Figure 4 shows a schematic representation of the 3rd order coupled-ring filter, termed a unit cell. The 3-ring structure can synthesize 1st order poles, 2nd order coupled poles, 2nd order cascaded poles, and 3rd order coupled poles. In addition, a 1st order zero is formed by the interference of the feed forward path and the path through the rings. The rings are 3 mm long, producing an FSR of 0.212 nm or 26.5 GHz.

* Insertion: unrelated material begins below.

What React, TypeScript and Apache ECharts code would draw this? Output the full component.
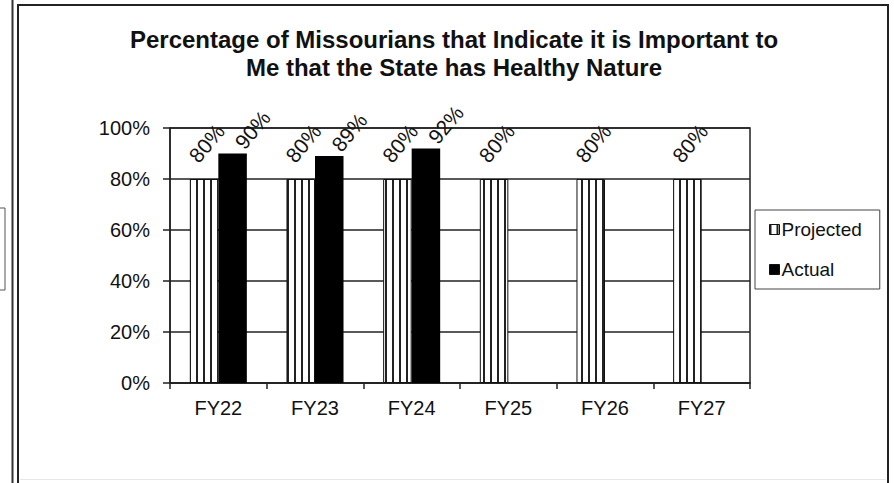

The SOAs and phase modulators are P-i-N diodes, and are operated by forward-bias current injection. The SOAs can also be operated under reverse-bias as detectors that effectively “shut-off” waveguide paths to change the filter configuration. The tunable couplers are symmetric MZIs with a 300 μm phase modulator in each waveguide path. Splitting in the MZI is provided by 3 dB 2x2 restricted interference multi-mode-interference (MMI) couplers, each 100 μm long. By tuning the phase in one waveguide, the coupling is fully tunable. Power cross-coupling values less than −20 dB of total output power were demonstrated [16]. As the inter-ring coupling determines the frequency splitting of coupled poles [Eq. (14)], this metric is critical for creating narrow bandwidth and high extinction ratio filters. Total tunable coupler insertion loss was measured to be < 1.5 dB. Light it coupled on and off chip via a flared and angled waveguide at the facet to lensed fiber. Flaring the waveguides adiabatically from 2.8 μm to 5.0 μm helps provide better matching to the lensed fiber mode, while a 7° angle at the facet reduces reflections.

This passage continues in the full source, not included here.